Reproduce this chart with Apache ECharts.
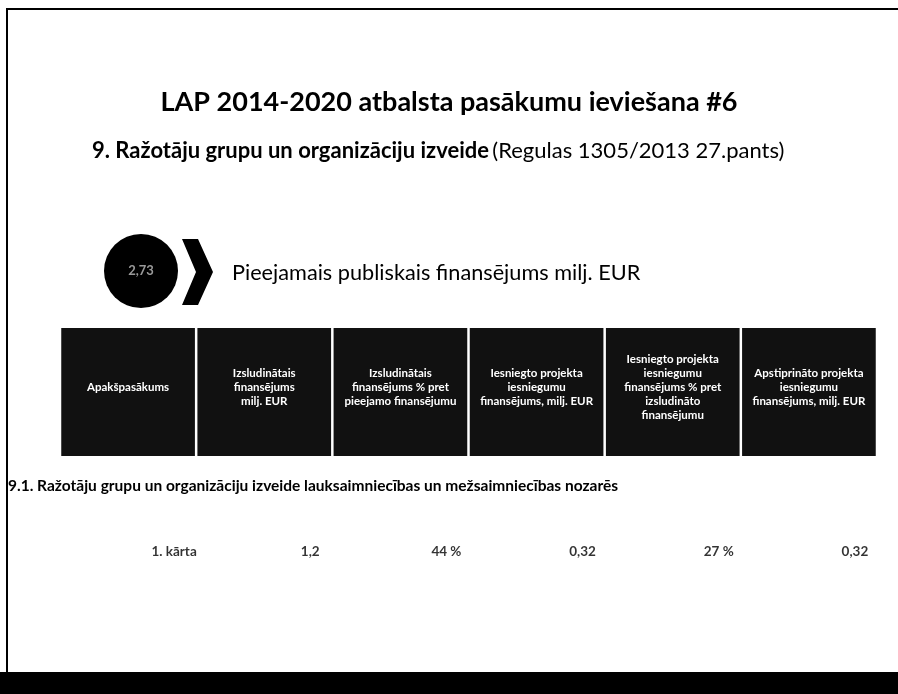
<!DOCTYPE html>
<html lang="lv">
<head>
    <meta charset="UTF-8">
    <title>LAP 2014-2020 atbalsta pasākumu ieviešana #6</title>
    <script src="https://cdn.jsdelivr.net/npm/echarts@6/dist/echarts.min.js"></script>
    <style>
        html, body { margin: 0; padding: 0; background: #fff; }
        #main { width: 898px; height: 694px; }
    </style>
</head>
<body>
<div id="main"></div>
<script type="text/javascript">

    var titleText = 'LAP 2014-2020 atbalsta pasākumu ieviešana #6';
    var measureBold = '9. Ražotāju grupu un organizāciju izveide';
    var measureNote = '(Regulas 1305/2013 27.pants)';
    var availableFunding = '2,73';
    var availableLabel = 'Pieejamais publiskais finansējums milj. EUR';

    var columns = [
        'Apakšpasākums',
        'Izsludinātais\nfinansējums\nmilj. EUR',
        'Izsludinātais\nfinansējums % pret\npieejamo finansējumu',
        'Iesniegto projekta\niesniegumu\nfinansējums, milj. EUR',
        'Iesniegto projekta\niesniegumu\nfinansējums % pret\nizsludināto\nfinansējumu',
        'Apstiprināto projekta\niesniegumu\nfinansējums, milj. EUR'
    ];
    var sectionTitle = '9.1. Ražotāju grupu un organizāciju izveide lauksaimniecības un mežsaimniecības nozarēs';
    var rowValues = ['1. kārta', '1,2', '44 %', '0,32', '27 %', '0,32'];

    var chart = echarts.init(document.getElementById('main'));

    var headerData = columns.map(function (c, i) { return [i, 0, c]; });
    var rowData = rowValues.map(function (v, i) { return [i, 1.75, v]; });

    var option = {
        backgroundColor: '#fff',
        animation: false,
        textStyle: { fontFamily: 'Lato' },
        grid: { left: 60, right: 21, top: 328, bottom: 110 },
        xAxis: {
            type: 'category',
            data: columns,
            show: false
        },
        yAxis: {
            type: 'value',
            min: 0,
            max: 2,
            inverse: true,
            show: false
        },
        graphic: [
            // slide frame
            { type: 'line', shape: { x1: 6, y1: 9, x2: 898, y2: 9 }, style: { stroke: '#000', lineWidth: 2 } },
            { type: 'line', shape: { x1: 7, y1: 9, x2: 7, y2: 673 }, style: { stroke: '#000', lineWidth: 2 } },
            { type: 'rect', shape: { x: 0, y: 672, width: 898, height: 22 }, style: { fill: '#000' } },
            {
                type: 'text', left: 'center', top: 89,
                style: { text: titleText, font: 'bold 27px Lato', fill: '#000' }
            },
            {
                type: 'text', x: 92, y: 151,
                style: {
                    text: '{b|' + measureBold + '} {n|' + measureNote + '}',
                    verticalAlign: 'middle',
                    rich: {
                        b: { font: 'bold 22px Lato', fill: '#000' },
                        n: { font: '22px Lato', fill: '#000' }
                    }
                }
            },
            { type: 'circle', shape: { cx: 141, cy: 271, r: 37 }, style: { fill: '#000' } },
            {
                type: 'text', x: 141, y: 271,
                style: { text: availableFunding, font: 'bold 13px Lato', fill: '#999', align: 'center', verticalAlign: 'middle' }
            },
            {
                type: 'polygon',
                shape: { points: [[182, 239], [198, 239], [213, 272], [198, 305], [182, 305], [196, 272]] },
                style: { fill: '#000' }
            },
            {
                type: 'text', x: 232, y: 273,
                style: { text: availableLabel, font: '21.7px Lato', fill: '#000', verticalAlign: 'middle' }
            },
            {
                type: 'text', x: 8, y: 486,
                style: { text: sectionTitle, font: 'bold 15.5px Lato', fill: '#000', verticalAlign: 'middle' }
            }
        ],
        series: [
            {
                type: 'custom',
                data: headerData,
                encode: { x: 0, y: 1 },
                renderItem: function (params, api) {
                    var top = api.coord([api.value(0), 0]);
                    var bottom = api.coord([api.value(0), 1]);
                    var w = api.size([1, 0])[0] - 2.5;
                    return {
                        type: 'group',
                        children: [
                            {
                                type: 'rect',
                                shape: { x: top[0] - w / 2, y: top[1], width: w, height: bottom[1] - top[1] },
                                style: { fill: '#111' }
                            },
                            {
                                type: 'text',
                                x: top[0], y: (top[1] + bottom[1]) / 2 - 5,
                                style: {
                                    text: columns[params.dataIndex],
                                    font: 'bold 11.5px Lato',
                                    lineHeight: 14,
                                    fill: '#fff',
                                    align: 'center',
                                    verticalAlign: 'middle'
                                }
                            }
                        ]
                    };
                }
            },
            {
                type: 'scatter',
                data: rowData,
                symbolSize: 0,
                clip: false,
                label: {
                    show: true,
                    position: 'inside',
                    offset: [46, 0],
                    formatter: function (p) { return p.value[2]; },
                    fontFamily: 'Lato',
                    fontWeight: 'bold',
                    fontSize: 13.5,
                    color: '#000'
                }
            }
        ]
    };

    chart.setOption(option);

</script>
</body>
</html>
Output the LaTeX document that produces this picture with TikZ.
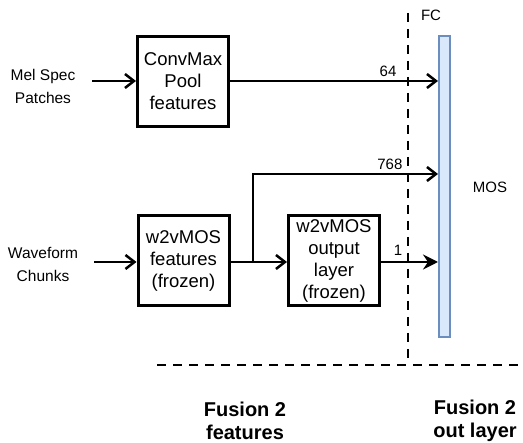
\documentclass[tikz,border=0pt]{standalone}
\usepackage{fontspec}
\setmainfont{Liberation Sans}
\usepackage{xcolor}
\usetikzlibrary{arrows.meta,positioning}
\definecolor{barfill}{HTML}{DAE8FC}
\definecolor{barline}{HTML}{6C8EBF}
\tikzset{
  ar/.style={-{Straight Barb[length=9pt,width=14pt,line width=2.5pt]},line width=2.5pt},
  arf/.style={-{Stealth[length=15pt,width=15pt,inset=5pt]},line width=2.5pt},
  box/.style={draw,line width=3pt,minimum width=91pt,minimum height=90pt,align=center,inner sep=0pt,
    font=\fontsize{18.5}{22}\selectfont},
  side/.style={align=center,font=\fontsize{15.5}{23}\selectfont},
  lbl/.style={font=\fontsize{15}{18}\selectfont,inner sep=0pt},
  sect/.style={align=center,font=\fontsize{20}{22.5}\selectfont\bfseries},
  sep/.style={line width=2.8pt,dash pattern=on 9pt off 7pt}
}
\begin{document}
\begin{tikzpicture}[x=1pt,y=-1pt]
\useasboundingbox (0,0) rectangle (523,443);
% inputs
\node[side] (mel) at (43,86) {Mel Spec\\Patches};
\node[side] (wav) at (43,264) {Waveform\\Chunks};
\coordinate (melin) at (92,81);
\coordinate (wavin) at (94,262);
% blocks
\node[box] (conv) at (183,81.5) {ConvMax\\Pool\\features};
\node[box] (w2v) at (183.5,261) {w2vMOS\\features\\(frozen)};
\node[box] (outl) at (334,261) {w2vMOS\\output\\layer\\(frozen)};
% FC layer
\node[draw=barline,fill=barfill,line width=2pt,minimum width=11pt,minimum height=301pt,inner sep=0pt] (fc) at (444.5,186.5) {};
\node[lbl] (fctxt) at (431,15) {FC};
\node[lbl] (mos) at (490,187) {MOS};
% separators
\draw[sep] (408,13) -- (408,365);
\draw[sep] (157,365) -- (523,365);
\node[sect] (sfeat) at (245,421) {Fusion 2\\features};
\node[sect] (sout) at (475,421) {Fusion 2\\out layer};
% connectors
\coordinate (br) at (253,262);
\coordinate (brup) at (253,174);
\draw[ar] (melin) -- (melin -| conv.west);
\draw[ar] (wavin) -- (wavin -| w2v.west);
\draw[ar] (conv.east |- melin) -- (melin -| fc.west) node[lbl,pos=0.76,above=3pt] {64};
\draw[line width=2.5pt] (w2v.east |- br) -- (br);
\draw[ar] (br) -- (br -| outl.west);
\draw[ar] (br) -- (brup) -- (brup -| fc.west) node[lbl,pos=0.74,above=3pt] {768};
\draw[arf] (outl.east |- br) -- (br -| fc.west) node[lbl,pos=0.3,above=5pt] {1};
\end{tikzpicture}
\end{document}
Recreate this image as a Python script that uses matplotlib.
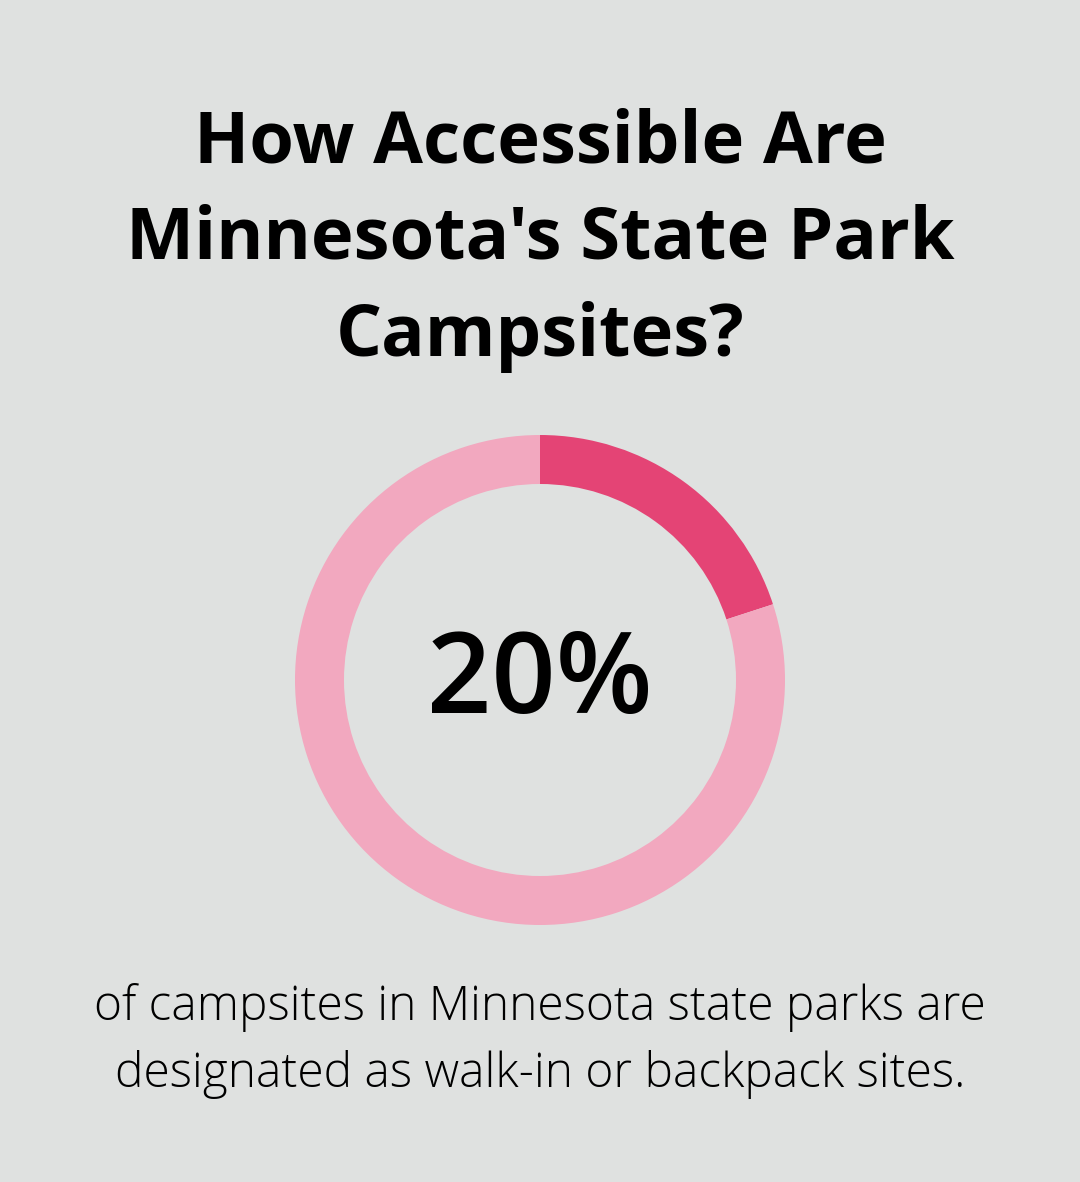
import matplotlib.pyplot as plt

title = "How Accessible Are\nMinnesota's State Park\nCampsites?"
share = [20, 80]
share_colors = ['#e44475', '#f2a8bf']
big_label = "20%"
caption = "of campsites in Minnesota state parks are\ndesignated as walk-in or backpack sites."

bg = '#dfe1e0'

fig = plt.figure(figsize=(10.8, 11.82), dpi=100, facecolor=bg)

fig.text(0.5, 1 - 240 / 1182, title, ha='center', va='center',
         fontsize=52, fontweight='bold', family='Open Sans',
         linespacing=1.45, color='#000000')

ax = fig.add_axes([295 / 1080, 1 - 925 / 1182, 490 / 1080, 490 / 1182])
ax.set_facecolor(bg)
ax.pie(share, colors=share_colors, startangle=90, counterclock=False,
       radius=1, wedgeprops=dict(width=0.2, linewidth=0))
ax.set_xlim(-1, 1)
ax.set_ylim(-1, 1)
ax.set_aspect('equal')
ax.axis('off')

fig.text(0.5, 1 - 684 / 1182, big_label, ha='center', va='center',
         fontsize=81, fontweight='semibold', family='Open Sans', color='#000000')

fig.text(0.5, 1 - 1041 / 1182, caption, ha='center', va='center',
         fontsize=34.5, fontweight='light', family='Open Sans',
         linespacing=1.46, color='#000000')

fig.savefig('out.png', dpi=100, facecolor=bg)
════════════════
→ DIRECTION
Restate the data word for word from its first line through the line with "var rowData = rowValues.map(function", leaving out any picture along the way.

→ RESULT
Reproduce this chart with Apache ECharts.
<!DOCTYPE html>
<html lang="lv">
<head>
    <meta charset="UTF-8">
    <title>LAP 2014-2020 atbalsta pasākumu ieviešana #6</title>
    <script src="https://cdn.jsdelivr.net/npm/echarts@6/dist/echarts.min.js"></script>
    <style>
        html, body { margin: 0; padding: 0; background: #fff; }
        #main { width: 898px; height: 694px; }
    </style>
</head>
<body>
<div id="main"></div>
<script type="text/javascript">

    var titleText = 'LAP 2014-2020 atbalsta pasākumu ieviešana #6';
    var measureBold = '9. Ražotāju grupu un organizāciju izveide';
    var measureNote = '(Regulas 1305/2013 27.pants)';
    var availableFunding = '2,73';
    var availableLabel = 'Pieejamais publiskais finansējums milj. EUR';

    var columns = [
        'Apakšpasākums',
        'Izsludinātais\nfinansējums\nmilj. EUR',
        'Izsludinātais\nfinansējums % pret\npieejamo finansējumu',
        'Iesniegto projekta\niesniegumu\nfinansējums, milj. EUR',
        'Iesniegto projekta\niesniegumu\nfinansējums % pret\nizsludināto\nfinansējumu',
        'Apstiprināto projekta\niesniegumu\nfinansējums, milj. EUR'
    ];
    var sectionTitle = '9.1. Ražotāju grupu un organizāciju izveide lauksaimniecības un mežsaimniecības nozarēs';
    var rowValues = ['1. kārta', '1,2', '44 %', '0,32', '27 %', '0,32'];

    var chart = echarts.init(document.getElementById('main'));

    var headerData = columns.map(function (c, i) { return [i, 0, c]; });
    var rowData = rowValues.map(function (v, i) { return [i, 1.75, v]; });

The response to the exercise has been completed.